Mortgage rates have been in-the-basement low for quite a while. After the financial crisis and subsequent bailout of large banks in 2008 and 2009, the banks are sitting on a lot of underwater mortgages and are reluctant to repeat that mistake. They’re not lending to just anyone anymore. The is contributing to the fall in mortgage rates to historic lows.
An excellent credit score is a great asset during these times. Lenders extend credit on a tiered scale: the more creditworthy you are, the better rate you get.
I ran across a question in a forum that talked about a particular couple’s mortgage. The couple was “a few years into the mortgage” with a rate “that’s at over 5% fixed.” The couple also has a credit score of 800 or better.
An excellent credit score means refinance savings
MyFico.com publishes a summary of mortgage rates for various ranges of credit scores. The difference between rates for someone with a credit score in the low-600s and someone with a score in the upper 700s or 800s is about 1.5% now. The best rate now (1/27/2013) is around 3.1% for a 30-year fixed-rate mortgage. (It’s about 4.7% for someone in the low-600s.)
This is good news for the couple’s mortgage above. Let’s run some numbers to see what kind of savings this couple could see if they refinanced their mortgage.
Let’s say, for example, that they’re five years into a $200,000 mortgage at 5%. (5% isn’t a horrible rate, by the way!)
Their monthly payment would be $1,073.64. After five years, they’d owe $183,657.73 after having paid $48,076.13 in interest. They’ll pay another $138,437.11 in interest before the mortgage is retired.

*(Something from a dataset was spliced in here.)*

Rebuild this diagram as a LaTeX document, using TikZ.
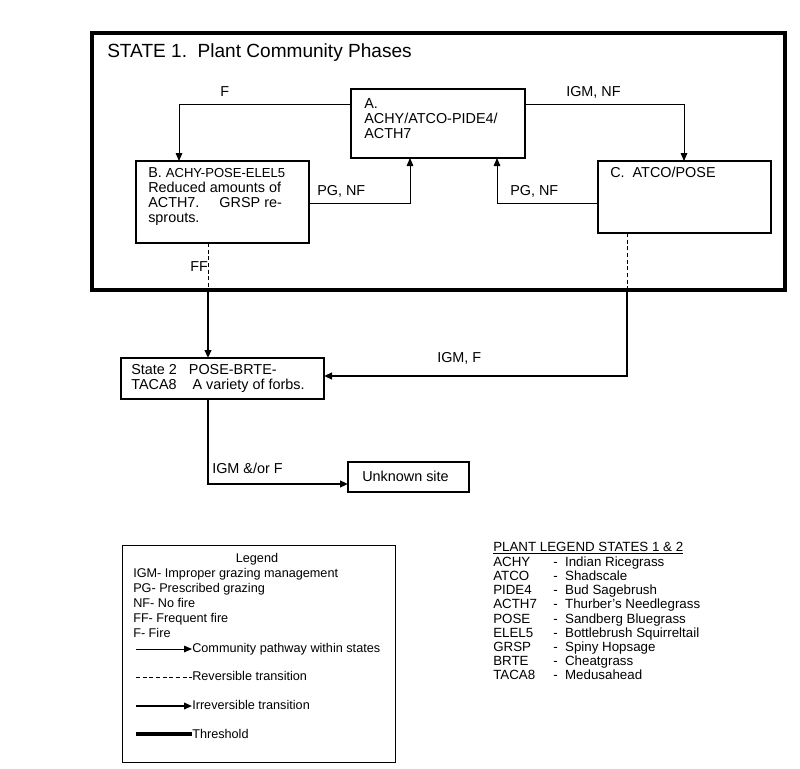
\documentclass[tikz,border=0pt]{standalone}
\usepackage{fontspec}
\setmainfont{Liberation Sans}
\usetikzlibrary{arrows.meta}
\tikzset{
  box/.style={draw, line width=0.8pt, inner sep=0pt},
  txt/.style={anchor=base west, inner sep=0pt, font=\fontsize{10.8}{12}\selectfont},
  lgd/.style={anchor=base west, inner sep=0pt, font=\fontsize{9.5}{11}\selectfont},
  pway/.style={line width=0.7pt, -{Triangle[length=6pt,width=5pt]}},
  irrev/.style={line width=1.6pt, -{Triangle[length=6pt,width=5pt]}},
  revers/.style={line width=0.6pt, dash pattern=on 3pt off 2pt},
}
\begin{document}
\begin{tikzpicture}[x=0.75pt,y=-0.75pt]
\useasboundingbox (0,0) rectangle (800,768);

% State 1
\draw[line width=2.4pt] (92,33) rectangle (785,290);
\node[txt, font=\fontsize{14.3}{16}\selectfont] (title) at (107,57) {STATE 1.\ \ Plant Community Phases};

% Phases
\draw[box] (351,89) rectangle (525,158);
\node[txt] at (364,108) {A.};
\node[txt] at (364,123) {ACHY/ATCO-PIDE4/};
\node[txt] at (364,138) {ACTH7};

\draw[box] (136,161) rectangle (309,243);
\node[txt] at (148,177) {B. \fontsize{9.8}{11}\selectfont ACHY-POSE-ELEL5};
\node[txt] at (148,192) {Reduced amounts of};
\node[txt] at (148,207) {ACTH7.\ \ \ \ \ GRSP re-};
\node[txt] at (148,222) {sprouts.};

\draw[box] (598,161) rectangle (771,233);
\node[txt] at (610,177) {C.\ \ ATCO/POSE};

% Pathways
\coordinate (aL) at (351,104);
\coordinate (aR) at (525,104);
\draw[pway] (aL) -| (179,161);
\draw[pway] (aR) -| (684,161);
\node[txt] at (220,96) {F};
\node[txt] at (566,96) {IGM, NF};
\draw[pway] (309,203) -| (410,158);
\draw[pway] (598,203) -| (497,158);
\node[txt] at (317,195) {PG, NF};
\node[txt] at (510,195) {PG, NF};

% Transitions
\draw[revers] (208,243) -- (208,290);
\draw[irrev] (208,290) -- (208,358);
\node[txt] at (190,271) {FF};
\draw[revers] (627,233) -- (627,290);
\draw[irrev] (627,290) |- (324,376);
\node[txt] at (437,362) {IGM, F};

% State 2
\draw[line width=1.4pt] (121,358) rectangle (324,399);
\node[txt] at (131,374) {State 2\ \ \ POSE-BRTE-};
\node[txt] at (131,389) {TACA8\ \ \ \ A variety of forbs.};
\draw[irrev] (208,399) |- (348,484);
\node[txt] at (212,473) {IGM \&/or F};
\draw[line width=1.4pt] (348,462) rectangle (469,492);
\node[txt] at (362,481) {Unknown site};

% Legend
\draw[line width=0.6pt] (122,545) rectangle (395,762);
\node[lgd, anchor=base] at (257,562) {Legend};
\node[lgd] at (133,577) {IGM- Improper grazing management};
\node[lgd] at (133,592) {PG- Prescribed grazing};
\node[lgd] at (133,607) {NF- No fire};
\node[lgd] at (133,622) {FF- Frequent fire};
\node[lgd] at (133,637) {F- Fire};
\draw[pway] (136,649) -- (192,649);
\node[lgd] at (192,652) {Community pathway within states};
\draw[revers] (136,677) -- (192,677);
\node[lgd] at (192,680) {Reversible transition};
\draw[irrev, line width=1.2pt] (136,706) -- (192,706);
\node[lgd] at (192,709) {Irreversible transition};
\draw[line width=2.8pt] (136,734) -- (192,734);
\node[lgd] at (192,738) {Threshold};

% Plant legend
\node[lgd, font=\fontsize{10}{12}\selectfont] at (493,551) {\underline{PLANT LEGEND STATES 1 \& 2}};
\foreach \code/\name [count=\i] in {ACHY/Indian Ricegrass, ATCO/Shadscale,
  PIDE4/Bud Sagebrush, ACTH7/Thurber’s Needlegrass, POSE/Sandberg Bluegrass,
  ELEL5/Bottlebrush Squirreltail, GRSP/Spiny Hopsage, BRTE/Cheatgrass,
  TACA8/Medusahead}{
  \node[lgd, font=\fontsize{10}{12}\selectfont] at (493,552+14.2*\i) {\code};
  \node[lgd, font=\fontsize{10}{12}\selectfont] at (553,552+14.2*\i) {-\ \ \name};
}
\end{tikzpicture}
\end{document}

Now let’s say that they refinance that remaining balance to another 30-year fixed mortgage, but this time at 3.1%.
Wow. The payment drops nearly $300/month! The new payment is $784.25. What’s more, even though they will have borrowed money for an extra five years — remember that they were five years into the first mortgage — they’ll pay nearly $40,000 less in interest! The total interest paid on this new mortgage is only $98,671.64.
What if they decide to reduce the term and go with a 15-year mortgage instead? The rate for a 15-year mortgage will be about a half-percent lower than the 30-year rate. So let’s run the numbers again for a 15-year mortgage at 2.6%.
The payment is about $150 higher per month than their original payment — the new payment is $1,233.27 — but the interest savings is huge. They’ll only pay $38,330.87 in interest with this mortgage. That’s a full $100,000 less than if they’d stuck with their original mortgage! Plus, they’ll be done ten years earlier than if they’d stayed the course with the original mortgage.
Bottom line: Check your credit rating and check your mortgage rates
If you have excellent credit — certainly if you have an 800 credit score — you can stand to save a lot of money if you refinance. Run the numbers to see!